Harrison was bound an apprentice to Mr. Porter, a shipowner of Liverpool, and went to sea in October 1825. On the expiration of his articles, he obtained the command of a vessel, and served in the East and West Indies, and on the coast of South America. In the course of the numerous disagreements among the rival powers on the American coast, he was more than once in action, and acquitted himself with credit. In 1834, he transferred his services to Barton, Erlam, & Higgonson, and for them took charge of vessels on the Barbadoes line.

From 1842 to 31 December 1855, he was connected with the Cunard Line of packets trading between Liverpool and America. During that period, he crossed the Atlantic upwards of one hundred and eighty times, and was one of the most popular of the commanders on that route.

==The Great Eastern==
In January 1856, he was selected by the directors of the Eastern Steam Navigation Company out of two hundred competitors to take the command of the Great Leviathan, then building at Millwall in the Thames. In the following years he was appointed to superintend the arrangements for internal accommodation and navigation. The ship being at last completed after great delay, and renamed the SS Great Eastern, was sent on a trial trip from Deptford to Portland Roads. Off Hastings on 9 September 1859, a terrific explosion of steam killed ten of the firemen and seriously injured several other persons. Harrison showed prompt courage and resource, and brought the vessel into Portland, although in a very damaged state. The Great Eastern was then put into winter quarters near Hurst Castle.

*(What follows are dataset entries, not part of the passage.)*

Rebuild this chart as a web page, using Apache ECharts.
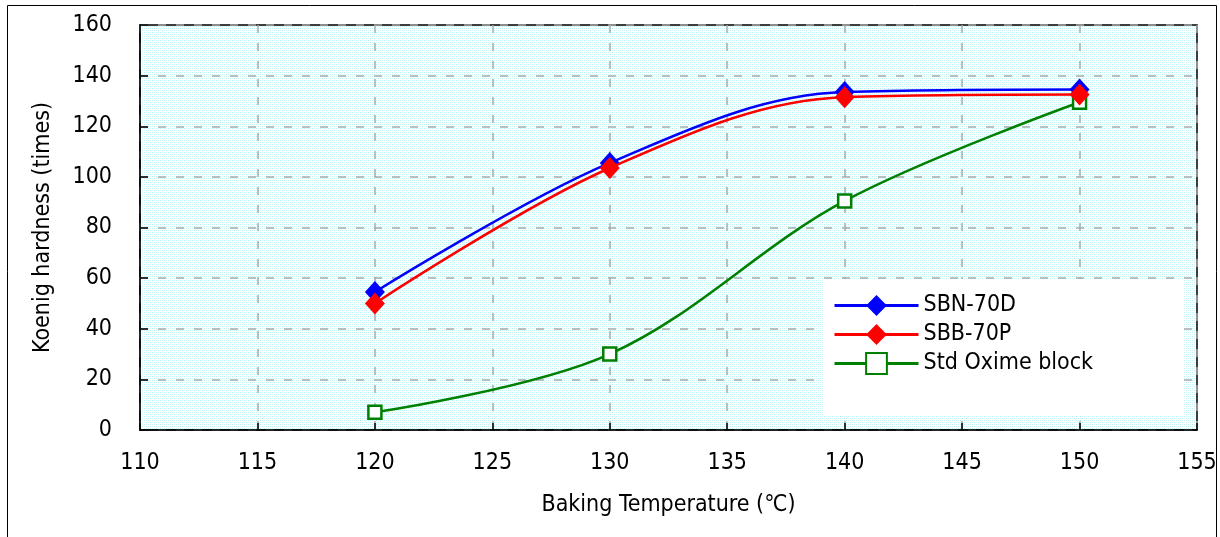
<!DOCTYPE html>
<html><head><meta charset="utf-8">
<script src="https://cdn.jsdelivr.net/npm/echarts@6/dist/echarts.min.js"></script>
<style>html,body{margin:0;padding:0;background:#fff}#c{width:1220px;height:537px}</style>
</head><body><div id="c"></div>
<script>
var temps = [120, 130, 140, 150];
var sbn70d = [54.5, 105.5, 133.5, 134.5];
var sbb70p = [50, 103.5, 131.5, 132.5];
var stdOxime = [7, 30, 90.5, 129.5];
var seriesNames = ['SBN-70D', 'SBB-70P', 'Std Oxime block'];

function pairs(ys){ return temps.map(function(t,i){ return [t, ys[i]]; }); }

var pc = document.createElement('canvas');
pc.width = 4; pc.height = 4;
var g = pc.getContext('2d');
g.fillStyle = '#ffffff'; g.fillRect(0,0,4,4);
g.fillStyle = '#b4f2f2';
g.fillRect(0,0,1,1); g.fillRect(2,2,1,1);
g.fillStyle = '#d6f8f8';
g.fillRect(2,0,1,1); g.fillRect(0,2,1,1);

var font = "'DejaVu Sans Condensed','Liberation Sans',sans-serif";
var chart = echarts.init(document.getElementById('c'), null, {renderer:'canvas'});
chart.setOption({
  animation:false,
  backgroundColor:'#fff',
  graphic:[
    {type:'rect', shape:{x:7.5,y:5.5,width:1209,height:540}, style:{fill:null, stroke:'#000', lineWidth:1}, silent:true},
    {type:'rect', z:3, shape:{x:824,y:279,width:359,height:137}, style:{fill:'#fff', stroke:null}, silent:true}
  ],
  grid:{left:140, right:23, top:25, bottom:107, show:true, backgroundColor:{image:pc, repeat:'repeat'}, borderColor:'#000', borderWidth:1.5},
  xAxis:{type:'value', min:110, max:155, interval:5,
    name:'Baking Temperature (\u2103)', nameLocation:'middle', nameGap:64,
    nameTextStyle:{fontFamily:font, fontSize:23, color:'#000'},
    axisLine:{show:true, onZero:false, lineStyle:{color:'#000', width:1.5}},
    axisTick:{show:true, inside:true, length:7, lineStyle:{color:'#000', width:1.5}},
    axisLabel:{fontFamily:font, fontSize:23, color:'#000', margin:22},
    splitLine:{show:true, lineStyle:{color:'#aaaaaa', type:[8,10], width:1.5}}},
  yAxis:{type:'value', min:0, max:160, interval:20,
    name:'Koenig hardness (times)', nameLocation:'middle', nameGap:85, nameRotate:90,
    nameTextStyle:{fontFamily:font, fontSize:23, color:'#000'},
    axisLine:{show:true, lineStyle:{color:'#000', width:1.5}},
    axisTick:{show:true, inside:true, length:8, lineStyle:{color:'#000', width:1.5}},
    axisLabel:{fontFamily:font, fontSize:23, color:'#000', margin:28},
    splitLine:{show:true, lineStyle:{color:'#aaaaaa', type:[8,10], width:1.5}}},
  legend:{orient:'vertical', left:824, top:279, z:5,
    padding:[15, 20, 10, 9], itemGap:6, itemWidth:84, itemHeight:26,
    textStyle:{fontFamily:font, fontSize:23, color:'#000'},
    lineStyle:{width:3},
    data:seriesNames},
  series:[
    {name:seriesNames[0], type:'line', smooth:0.35, data:pairs(sbn70d), symbol:'diamond', symbolSize:[20,22],
     lineStyle:{color:'#0000ff', width:2.5}, itemStyle:{color:'#0000ff'}, z:4},
    {name:seriesNames[1], type:'line', smooth:0.35, data:pairs(sbb70p), symbol:'diamond', symbolSize:[20,22],
     lineStyle:{color:'#ff0000', width:2.5}, itemStyle:{color:'#ff0000'}, z:5},
    {name:seriesNames[2], type:'line', smooth:0.35, data:pairs(stdOxime), symbol:'rect', symbolSize:13,
     lineStyle:{color:'#008000', width:2.5}, itemStyle:{color:'#ffffff', borderColor:'#008000', borderWidth:2.5}, z:3}
  ]
});
</script></body></html>
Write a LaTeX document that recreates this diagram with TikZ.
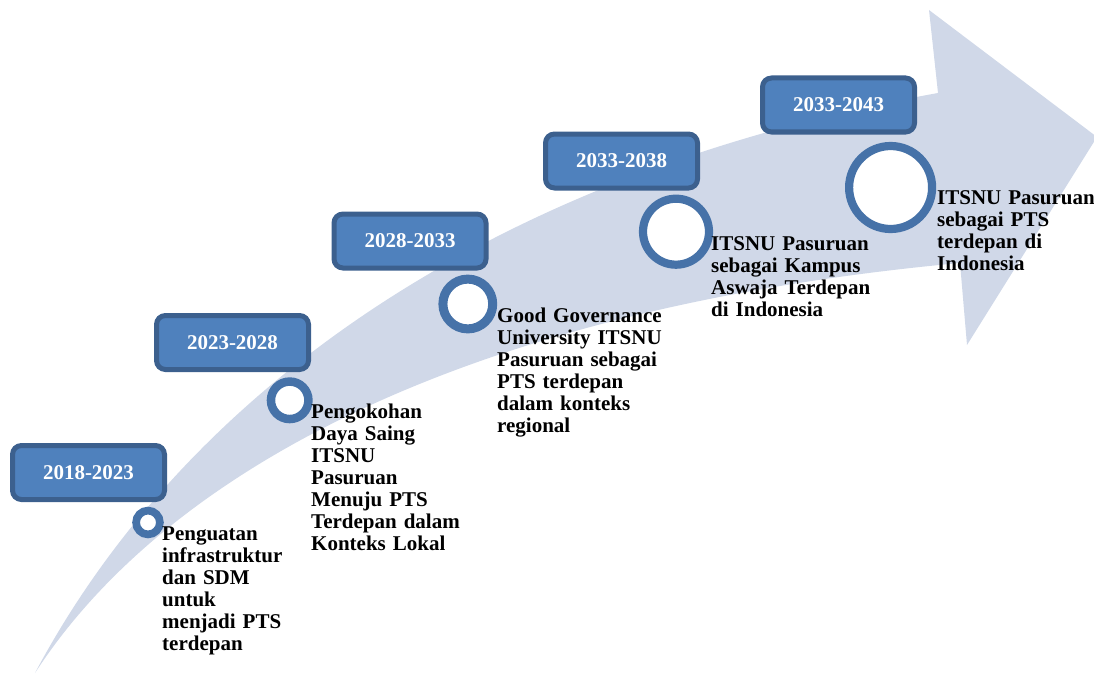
\documentclass[tikz,border=0pt]{standalone}
\usepackage{fontspec}
\setmainfont{Liberation Serif}
\definecolor{arrowfill}{HTML}{D0D8E8}
\definecolor{boxfill}{HTML}{4F81BD}
\definecolor{boxborder}{HTML}{3C608E}
\definecolor{ringblue}{HTML}{4672A8}
\begin{document}
\begin{tikzpicture}[x=1pt,y=-1pt,
  period/.style={draw=boxborder, fill=boxfill, line width=5pt, rounded corners=9pt,
    minimum width=152pt, minimum height=54pt, text=white, inner sep=0pt,
    font=\bfseries\fontsize{21}{22}\selectfont},
  ring/.style={circle, draw=ringblue, fill=white, inner sep=0pt},
  desc/.style={anchor=base west, inner sep=0pt, align=left, text width=200pt,
    font=\bfseries\fontsize{21}{22}\selectfont}]
\useasboundingbox (0,0) rectangle (1094,674);
\clip (0,0) rectangle (1094,674);
% curved arrow
\fill[arrowfill] (35,673) .. controls (160,480) and (450,310) .. (960,263)
  -- (967,345) -- (1097,137) -- (929,10) -- (938,93)
  .. controls (480,175) and (180,400) .. (35,673) -- cycle;
% period boxes
\node[period] (box1) at (88.5,472.5) {2018-2023};
\node[period] (box2) at (232.5,342.5) {2023-2028};
\node[period] (box3) at (410,241) {2028-2033};
\node[period] (box4) at (621.5,161) {2033-2038};
\node[period] (box5) at (838.5,105) {2033-2043};
% rings
\node[ring, line width=7.7pt, minimum size=23.8pt] (c1) at (148,522.5) {};
\node[ring, line width=8.5pt, minimum size=37.5pt] (c2) at (289.7,400.3) {};
\node[ring, line width=9pt, minimum size=49.8pt] (c3) at (467.8,304) {};
\node[ring, line width=8.2pt, minimum size=66pt] (c4) at (676,231.7) {};
\node[ring, line width=8.2pt, minimum size=83pt] (c5) at (890.6,187.5) {};
% descriptions
\node[desc] (t1) at (162,540) {Penguatan\\infrastruktur\\dan SDM\\untuk\\menjadi PTS\\terdepan};
\node[desc] (t2) at (311,418) {Pengokohan\\Daya Saing\\ITSNU\\Pasuruan\\Menuju PTS\\Terdepan dalam\\Konteks Lokal};
\node[desc] (t3) at (497,322) {Good Governance\\University ITSNU\\Pasuruan sebagai\\PTS terdepan\\dalam konteks\\regional};
\node[desc] (t4) at (711,250) {ITSNU Pasuruan\\sebagai Kampus\\Aswaja Terdepan\\di Indonesia};
\node[desc] (t5) at (937,204) {ITSNU Pasuruan\\sebagai PTS\\terdepan di\\Indonesia};
\end{tikzpicture}
\end{document}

On 21 January 1860, her commander, while sailing from Hythe to Southampton in the ship's boat, was capsized during a squall near the Southampton dock gates, and when taken from the water was found to be dead. He was buried in St. James's cemetery, Liverpool on 27 January, when upwards of thirty thousand people followed his body to the grave. Some time previously he had become surety for a friend, by whose sudden death all his savings were lost. A sum of money was therefore raised for the benefit of his aged mother, wife and three children.